Cuando lo vi, utilicé todas mis fuerzas para zafarme de las manos que me habían atrapado. Me quité los tacones y corrí. El griterío empezó de nuevo. Ahora los parroquianos que se quedaron en suspenso dentro del bar, eran los que gritaban desde el segundo piso: “¡Cuidado, cuidado, ahí va la fiera!”. Le advertían a mi marido quien, absorto ante mi reacción, farfullaba algo y resoplaba como un elefante perdido.

No me vio venir cuando ya lo tenía pescado del cuello. El cuello de una fina camisa. Las finas camisas que suele utilizar para parecer gente decente.

Dos golpes.

Le tiré un derecho y un revés sobre la cara… nunca había imaginado qué placentera podía ser la cálida sensación de someter al enemigo a golpes.

Pero ni esos golpes fueron el bálsamo a mi dolor, y a los dos minutos me vi apresada por las mismas manos que me bajaron del bar.
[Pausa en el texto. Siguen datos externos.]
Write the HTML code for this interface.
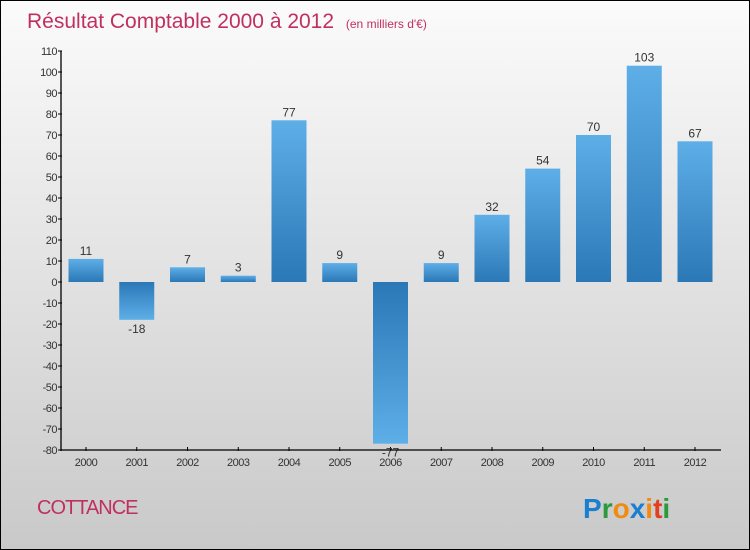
<!DOCTYPE html>
<html><head><meta charset="utf-8"><style>
body{margin:0}
#wrap{width:748px;height:548px;border:1px solid #000;background:linear-gradient(#fbfbfb,#c9c9c9);position:relative;overflow:hidden;font-family:"Liberation Sans",sans-serif}
</style></head><body>
<div id="wrap">
<svg id="svg" width="748" height="548" xmlns="http://www.w3.org/2000/svg">
<defs>
<linearGradient id="gp" x1="0" y1="0" x2="0" y2="1"><stop offset="0" stop-color="#5eaee8"/><stop offset="1" stop-color="#2a78b6"/></linearGradient>
<linearGradient id="gn" x1="0" y1="0" x2="0" y2="1"><stop offset="0" stop-color="#2a78b6"/><stop offset="1" stop-color="#5eaee8"/></linearGradient>
</defs>
<text x="26" y="27" font-size="21" fill="#c0305f">Résultat Comptable 2000 à 2012 <tspan font-size="12" dx="6">(en milliers d'€)</tspan></text>
<text x="36" y="513" font-size="20" fill="#c0305f" letter-spacing="-1">COTTANCE</text>
<text x="582" y="517" font-size="28" font-weight="bold" font-family="Liberation Sans, sans-serif"><tspan fill="#1a7fd0">P</tspan><tspan fill="#2a9a3a">r</tspan><tspan fill="#f08a10">o</tspan><tspan fill="#1a7fd0">x</tspan><tspan fill="#f08a10">i</tspan><tspan fill="#e04020">t</tspan><tspan fill="#2a9a3a">i</tspan></text>
<g id="plot"></g>
</svg>
</div>
<script>
const categories=["2000","2001","2002","2003","2004","2005","2006","2007","2008","2009","2010","2011","2012"];
const values=[11,-18,7,3,77,9,-77,9,32,54,70,103,67];
const yTicks=[110,100,90,80,70,60,50,40,30,20,10,0,-10,-20,-30,-40,-50,-60,-70,-80];
const NS="http://www.w3.org/2000/svg";
const g=document.getElementById('plot');
const yMin=-80,yMax=110,plotTop=50,plotBot=449;
function y(v){return plotBot-(v-yMin)/(yMax-yMin)*(plotBot-plotTop);}
function x(i){return 85+i*50.75;}
function mk(t,a,txt){const e=document.createElementNS(NS,t);for(const k in a)e.setAttribute(k,a[k]);if(txt!==undefined)e.textContent=txt;g.appendChild(e);return e;}
categories.forEach((c,i)=>{
 const cx=x(i),v=values[i];
 const b=mk('rect',{x:cx-17.5,y:Math.min(y(v),y(0)),width:35,height:Math.abs(y(v)-y(0)),fill:v>=0?'url(#gp)':'url(#gn)'});
 
 
 const t=mk('line',{x1:cx,y1:plotBot-3,x2:cx,y2:plotBot+1,stroke:'#000'});
 
 
 const l=mk('text',{x:cx,y:plotBot+16,'font-size':11,'text-anchor':'middle',fill:'#333','letter-spacing':'-0.5'},c);
 
 
 const vl=mk('text',{x:cx,y:v>=0?y(v)-4:y(v)+13,'font-size':12,'text-anchor':'middle',fill:'#333'},v);
 
 
});
let ax=mk('line',{x1:60,y1:plotTop,x2:60,y2:plotBot+1,stroke:'#000','stroke-width':1.3});


let xa=mk('line',{x1:60,y1:plotBot,x2:720,y2:plotBot,stroke:'#000','stroke-width':1.3});


yTicks.forEach(v=>{
 const t=mk('line',{x1:57,y1:y(v),x2:61,y2:y(v),stroke:'#000'});
 
 
 const l=mk('text',{x:56,y:y(v)+4,'font-size':11,'text-anchor':'end',fill:'#333','letter-spacing':'-0.5'},v);
 
 
});
</script>
</body></html>
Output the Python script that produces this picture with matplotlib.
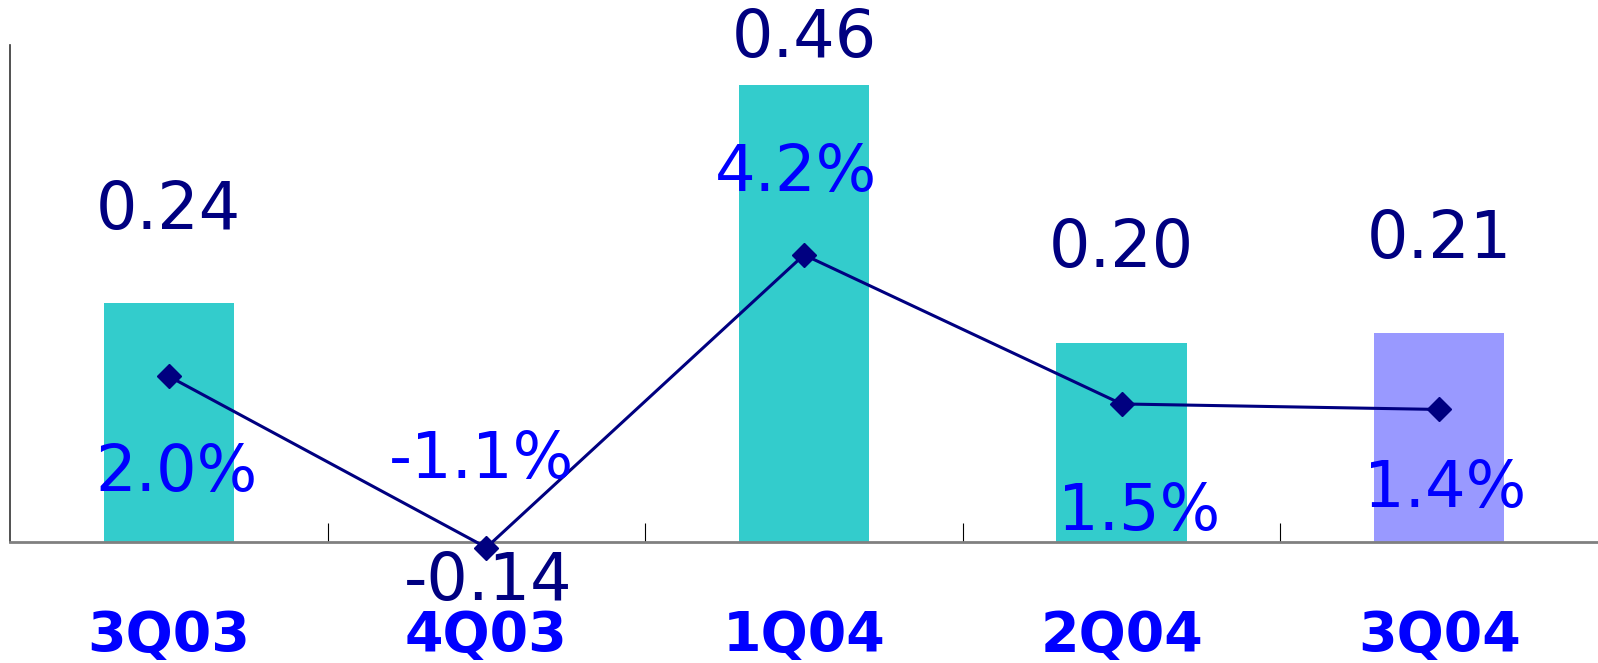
import numpy as np
import matplotlib.pyplot as plt

quarters = ["3Q03", "4Q03", "1Q04", "2Q04", "3Q04"]
eps = [0.24, -0.14, 0.46, 0.20, 0.21]
eps_text = ["0.24", "-0.14", "0.46", "0.20", "0.21"]
growth = [2.0, -1.1, 4.2, 1.5, 1.4]
growth_text = ["2.0%", "-1.1%", "4.2%", "1.5%", "1.4%"]

bar_colors = ["#33CCCC", "#33CCCC", "#33CCCC", "#33CCCC", "#9999FF"]
navy = "#000080"
blue = "#0000FF"

# label offsets in pixels (dx, dy) -- hand tuned
eps_off = [(0, 92), (2, -40), (0, 46), (0, 94), (0, 93)]
pct_off = [(8, -97), (-5, 88), (-8, 82), (18, -108), (6, -80)]

fig = plt.figure(figsize=(15.98, 6.63), dpi=100)
ax = fig.add_axes([10 / 1598, 121 / 663, 1 - 10 / 1598, 497 / 663])
x = np.arange(len(quarters))

ax.bar(x, eps, width=0.41, color=bar_colors, zorder=1)
ax.set_xlim(-0.5, len(quarters) - 0.5)
ax.set_ylim(0, 0.5)

for s in ["top", "right"]:
    ax.spines[s].set_visible(False)
ax.spines["left"].set_color("#333333")
ax.spines["left"].set_linewidth(1.2)
ax.spines["bottom"].set_color("#808080")
ax.spines["bottom"].set_linewidth(2)
ax.spines["bottom"].set_zorder(5)
ax.set_yticks([])

# boundary ticks pointing inwards, labels on minor ticks at centres
ax.set_xticks(np.arange(0.5, len(quarters) - 0.5, 1))
ax.set_xticklabels([])
ax.tick_params(axis="x", which="major", direction="in", length=14, width=0.8, color="black")
ax.set_xticks(x, minor=True)
ax.set_xticklabels(quarters, minor=True, fontsize=40, fontweight="bold", color=blue,
                   family="DejaVu Sans")
ax.tick_params(axis="x", which="minor", length=0, pad=48)

for i in range(len(quarters)):
    ax.annotate(eps_text[i], (x[i], max(eps[i], 0)), xytext=eps_off[i],
                textcoords="offset pixels", ha="center", va="center",
                fontsize=47, color=navy, annotation_clip=False)

ax2 = ax.twinx()
ax2.set_ylim(-1, 8)
ax2.axis("off")
ax2.plot(x, growth, color=navy, lw=2.2, marker="D", ms=12, clip_on=False, zorder=3)
for i in range(len(quarters)):
    ax2.annotate(growth_text[i], (x[i], growth[i]), xytext=pct_off[i],
                 textcoords="offset pixels", ha="center", va="center",
                 fontsize=46, color=blue, annotation_clip=False)

fig.savefig("out.png", dpi=100)
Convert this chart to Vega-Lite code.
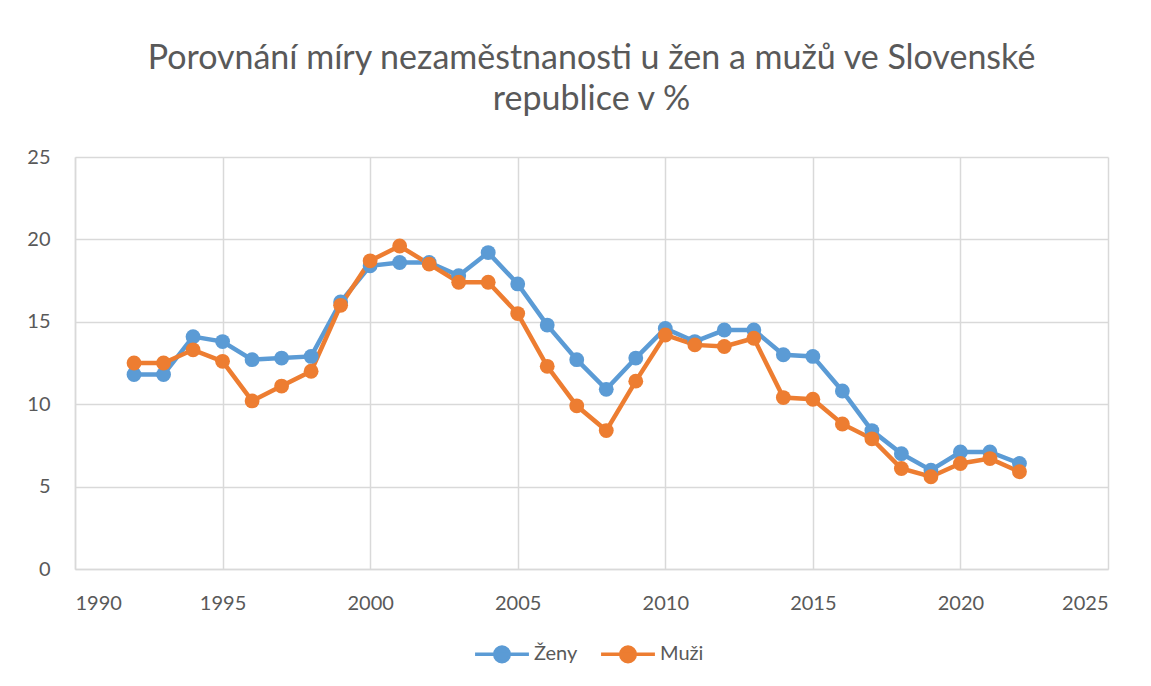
{
  "$schema": "https://vega.github.io/schema/vega-lite/v6.json",
  "width": 1033,
  "height": 412,
  "autosize": {"type": "none"},
  "padding": {"left": 75, "top": 157, "right": 43, "bottom": 117},
  "background": "white",
  "title": {
    "text": ["Porovnání míry nezaměstnanosti u žen a mužů ve Slovenské", "republice v %"],
    "font": "Lato",
    "fontSize": 34,
    "fontWeight": "normal",
    "color": "#595959",
    "anchor": "middle",
    "lineHeight": 41,
    "offset": 30
  },
  "config": {
    "view": {"stroke": null},
    "axis": {
      "labelFont": "Lato",
      "labelFontSize": 20,
      "labelColor": "#595959",
      "gridColor": "#d9d9d9",
      "gridWidth": 1.5,
      "domainColor": "#d9d9d9",
      "domainWidth": 1.5,
      "ticks": false,
      "title": null
    },
    "legend": {"labelFont": "Lato", "labelFontSize": 20, "labelColor": "#595959"}
  },
  "data": {
    "values": [
      {"rok": 1992, "s": "Ženy", "v": 11.8}, {"rok": 1993, "s": "Ženy", "v": 11.8},
      {"rok": 1994, "s": "Ženy", "v": 14.1}, {"rok": 1995, "s": "Ženy", "v": 13.8},
      {"rok": 1996, "s": "Ženy", "v": 12.7}, {"rok": 1997, "s": "Ženy", "v": 12.8},
      {"rok": 1998, "s": "Ženy", "v": 12.9}, {"rok": 1999, "s": "Ženy", "v": 16.2},
      {"rok": 2000, "s": "Ženy", "v": 18.4}, {"rok": 2001, "s": "Ženy", "v": 18.6},
      {"rok": 2002, "s": "Ženy", "v": 18.6}, {"rok": 2003, "s": "Ženy", "v": 17.8},
      {"rok": 2004, "s": "Ženy", "v": 19.2}, {"rok": 2005, "s": "Ženy", "v": 17.3},
      {"rok": 2006, "s": "Ženy", "v": 14.8}, {"rok": 2007, "s": "Ženy", "v": 12.7},
      {"rok": 2008, "s": "Ženy", "v": 10.9}, {"rok": 2009, "s": "Ženy", "v": 12.8},
      {"rok": 2010, "s": "Ženy", "v": 14.6}, {"rok": 2011, "s": "Ženy", "v": 13.8},
      {"rok": 2012, "s": "Ženy", "v": 14.5}, {"rok": 2013, "s": "Ženy", "v": 14.5},
      {"rok": 2014, "s": "Ženy", "v": 13.0}, {"rok": 2015, "s": "Ženy", "v": 12.9},
      {"rok": 2016, "s": "Ženy", "v": 10.8}, {"rok": 2017, "s": "Ženy", "v": 8.4},
      {"rok": 2018, "s": "Ženy", "v": 7.0}, {"rok": 2019, "s": "Ženy", "v": 6.0},
      {"rok": 2020, "s": "Ženy", "v": 7.1}, {"rok": 2021, "s": "Ženy", "v": 7.1},
      {"rok": 2022, "s": "Ženy", "v": 6.4},
      {"rok": 1992, "s": "Muži", "v": 12.5}, {"rok": 1993, "s": "Muži", "v": 12.5},
      {"rok": 1994, "s": "Muži", "v": 13.3}, {"rok": 1995, "s": "Muži", "v": 12.6},
      {"rok": 1996, "s": "Muži", "v": 10.2}, {"rok": 1997, "s": "Muži", "v": 11.1},
      {"rok": 1998, "s": "Muži", "v": 12.0}, {"rok": 1999, "s": "Muži", "v": 16.0},
      {"rok": 2000, "s": "Muži", "v": 18.7}, {"rok": 2001, "s": "Muži", "v": 19.6},
      {"rok": 2002, "s": "Muži", "v": 18.5}, {"rok": 2003, "s": "Muži", "v": 17.4},
      {"rok": 2004, "s": "Muži", "v": 17.4}, {"rok": 2005, "s": "Muži", "v": 15.5},
      {"rok": 2006, "s": "Muži", "v": 12.3}, {"rok": 2007, "s": "Muži", "v": 9.9},
      {"rok": 2008, "s": "Muži", "v": 8.4}, {"rok": 2009, "s": "Muži", "v": 11.4},
      {"rok": 2010, "s": "Muži", "v": 14.2}, {"rok": 2011, "s": "Muži", "v": 13.6},
      {"rok": 2012, "s": "Muži", "v": 13.5}, {"rok": 2013, "s": "Muži", "v": 14.0},
      {"rok": 2014, "s": "Muži", "v": 10.4}, {"rok": 2015, "s": "Muži", "v": 10.3},
      {"rok": 2016, "s": "Muži", "v": 8.8}, {"rok": 2017, "s": "Muži", "v": 7.9},
      {"rok": 2018, "s": "Muži", "v": 6.1}, {"rok": 2019, "s": "Muži", "v": 5.6},
      {"rok": 2020, "s": "Muži", "v": 6.4}, {"rok": 2021, "s": "Muži", "v": 6.7},
      {"rok": 2022, "s": "Muži", "v": 5.9}
    ]
  },
  "mark": {"type": "line", "strokeWidth": 4.5, "point": {"filled": true, "size": 220, "opacity": 1}},
  "encoding": {
    "x": {
      "field": "rok", "type": "quantitative",
      "scale": {"domain": [1990, 2025], "nice": false, "zero": false},
      "axis": {"values": [1990, 1995, 2000, 2005, 2010, 2015, 2020, 2025], "format": "d", "labelPadding": 24}
    },
    "y": {
      "field": "v", "type": "quantitative",
      "scale": {"domain": [0, 25], "nice": false},
      "axis": {"values": [0, 5, 10, 15, 20, 25], "labelPadding": 25}
    },
    "color": {
      "field": "s", "type": "nominal",
      "scale": {"domain": ["Ženy", "Muži"], "range": ["#5b9bd5", "#ed7d31"]},
      "legend": {
        "orient": "none",
        "legendX": 398,
        "legendY": 468,
        "direction": "horizontal",
        "title": null,
        "symbolType": "M -1 0 L 1 0 M -0.27 0 A 0.27 0.27 0 1 1 0.27 0 A 0.27 0.27 0 1 1 -0.27 0 Z",
        "symbolSize": 2900,
        "symbolStrokeWidth": 3.5,
        "columnPadding": 16,
        "labelOffset": 3,
        "encode": {"symbols": {"update": {"fill": {"scale": "color", "field": "value"}, "fillOpacity": {"value": 1}}}}
      }
    },
    "order": {"field": "rok"}
  }
}
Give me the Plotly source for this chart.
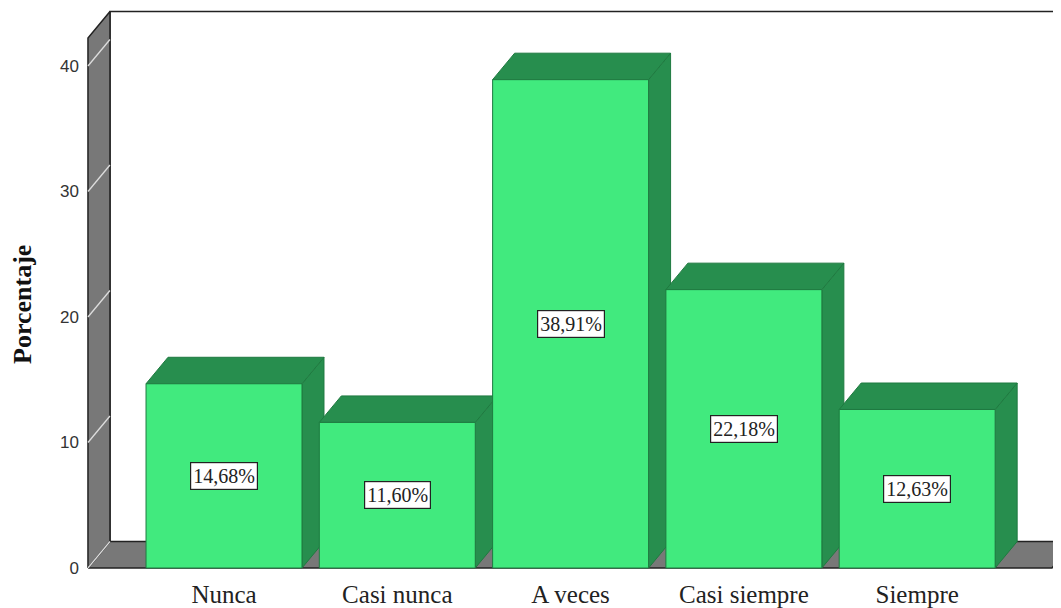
import plotly.graph_objects as go

# ---- data ----
categories = ["Nunca", "Casi nunca", "A veces", "Casi siempre", "Siempre"]
percentages = [14.68, 11.60, 38.91, 22.18, 12.63]
y_ticks = [0, 10, 20, 30, 40]
value_labels = ["14,68%", "11,60%", "38,91%", "22,18%", "12,63%"]
y_title = "Porcentaje"

# ---- style / geometry (pseudo-3D) ----
FRONT = "#41EA7E"
DARK = "#278E4E"
EDGE = "#1F7A40"
WALL = "#787878"
BW = 0.9            # bar width in category units
DX = 0.127          # depth offset along x (category units)
DY = 2.11           # depth offset along y (value units)
X0 = -0.785         # front edge of left wall
XF = 4.778          # front right end of floor
WALL_TOP = 42.23    # front top of left wall

# page body has an 8px margin: figure is sized to the visible area
W, H = 1053, 600
ML, MB = 72, 30
x_range = [-0.831, 4.830]
y_range = [-0.797, 44.62]

fig = go.Figure()

def poly(xs, ys, fill, line_color, lw=1.0):
    fig.add_trace(go.Scatter(
        x=xs + [xs[0]], y=ys + [ys[0]], mode="lines", fill="toself",
        fillcolor=fill, line=dict(color=line_color, width=lw),
        hoverinfo="skip", showlegend=False))

def line(xs, ys, color, lw=1.0):
    fig.add_trace(go.Scatter(
        x=xs, y=ys, mode="lines", line=dict(color=color, width=lw),
        hoverinfo="skip", showlegend=False))

# floor
poly([X0, XF, XF + DX, X0 + DX], [0, 0, DY, DY], WALL, "#222222", 1.5)
# back wall border (top + left)
line([X0 + DX, X0 + DX, x_range[1] + 1], [DY, WALL_TOP + DY, WALL_TOP + DY], "#222222", 1.5)
# left wall
poly([X0, X0, X0 + DX, X0 + DX], [0, WALL_TOP, WALL_TOP + DY, DY], WALL, "#222222", 1.5)
# tick lines on the left wall
for v in y_ticks:
    line([X0, X0 + DX], [v, v + DY], "#DDDDDD", 1.3)

# bars
for i, v in enumerate(percentages):
    l, r = i - BW / 2, i + BW / 2
    # right side
    poly([r, r + DX, r + DX, r], [0, DY, v + DY, v], DARK, EDGE, 1)
    # top
    poly([l, r, r + DX, l + DX], [v, v, v + DY, v + DY], DARK, EDGE, 1)
    # front
    poly([l, r, r, l], [0, 0, v, v], FRONT, EDGE, 1)

# value labels
for i, (v, t) in enumerate(zip(percentages, value_labels)):
    fig.add_annotation(x=i, y=v / 2, text=t, showarrow=False,
                       font=dict(family="Liberation Serif", size=20, color="#222222"),
                       bgcolor="white", bordercolor="#222222", borderwidth=1.2,
                       borderpad=2)

# y title
fig.add_annotation(xref="paper", yref="paper", x=(14 - ML) / (W - ML),
                   y=(H - 297 - MB) / (H - MB), text="<b>" + y_title + "</b>",
                   textangle=-90, showarrow=False, xanchor="center", yanchor="middle",
                   font=dict(family="Liberation Serif", size=26, color="#111111"))

fig.update_layout(
    width=W, height=H,
    margin=dict(l=ML, r=0, t=0, b=MB, pad=0),
    paper_bgcolor="white", plot_bgcolor="white",
    showlegend=False,
    xaxis=dict(range=x_range, showgrid=False, zeroline=False, showline=False,
               tickmode="array", tickvals=list(range(len(categories))), ticktext=categories,
               tickfont=dict(family="Liberation Serif", size=25, color="#222222"),
               ticks="", ticklabelstandoff=-1, fixedrange=True),
    yaxis=dict(range=y_range, showgrid=False, zeroline=False, showline=False,
               tickmode="array", tickvals=y_ticks, ticktext=[str(t) for t in y_ticks],
               tickfont=dict(family="Liberation Sans", size=17, color="#333333"),
               ticks="", ticklabelstandoff=0, fixedrange=True),
)

fig.write_html("out.html", config={"displayModeBar": False})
Las manos ya no me hablaban. Las manos me gritaban. Me gritaban sin boca que me calmara. Que estaba desquiciada.

Y sí:  lo estaba.

El cromañón no reparó en los golpes que le di, o si reparó se repuso al instante para emprender de nuevo la graciosa huida.

Apenas iba viendo cómo su figura blandengue se perdía entre la bruma de la madrugada cuando las manos que me ataban me soltaron para darle paso a otras manos menos sutiles. Las manos de dos guaruras que me zangolotearon para tranquilizarme, y no de la manera más ortodoxa.

A los pocos minutos llegó una patrulla.

–¿En dónde fue el desmán?

–Chinga a tu madre, le dije. Acá no hubo desmán, acá hubo un atropello a mi persona. A mi orgullo. A mi dignidad.